Though the shrimp cooks for almost an hour in this dish—a specialty of the Macedonian port city of Thessaloniki—it ends up being tender and moist, perhaps due to the acidity in the cheese.
- 1⁄2 cup extra-virgin olive oil
- 4 scallions, finely chopped
- 1 green bell pepper, seeded and finely chopped
- 1 small fresh red chile, seeded and finely chopped
- 1 tbsp. finely chopped fresh oregano
- 1⁄2 cup finely chopped fresh parsley
- Freshly ground black pepper
- 1 1⁄2 lb. medium shrimp
- 4 plum tomatoes, peeled, seeded, and chopped
- 1⁄2 lb. feta, crumbled
- 3 tbsp. milk
- Heat oil in a large skillet over medium heat. Add scallions and cook, stirring, until translucent, about 5 minutes.

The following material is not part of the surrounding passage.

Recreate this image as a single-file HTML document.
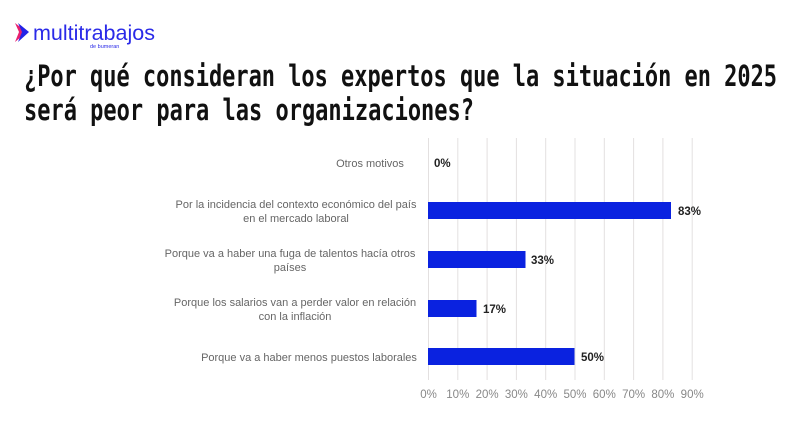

Add bell peppers, chiles, oregano, and parsley. Season with pepper and cook, stirring, until bell peppers are soft, about 5 minutes more.
- Reduce heat to medium-low. Add shrimp and cook, stirring occasionally, for 30 minutes. Stir in tomatoes and cook until they release their juices, about 5 minutes, then add feta and milk and cook 20 minutes more. Serve warm, over rice if desired.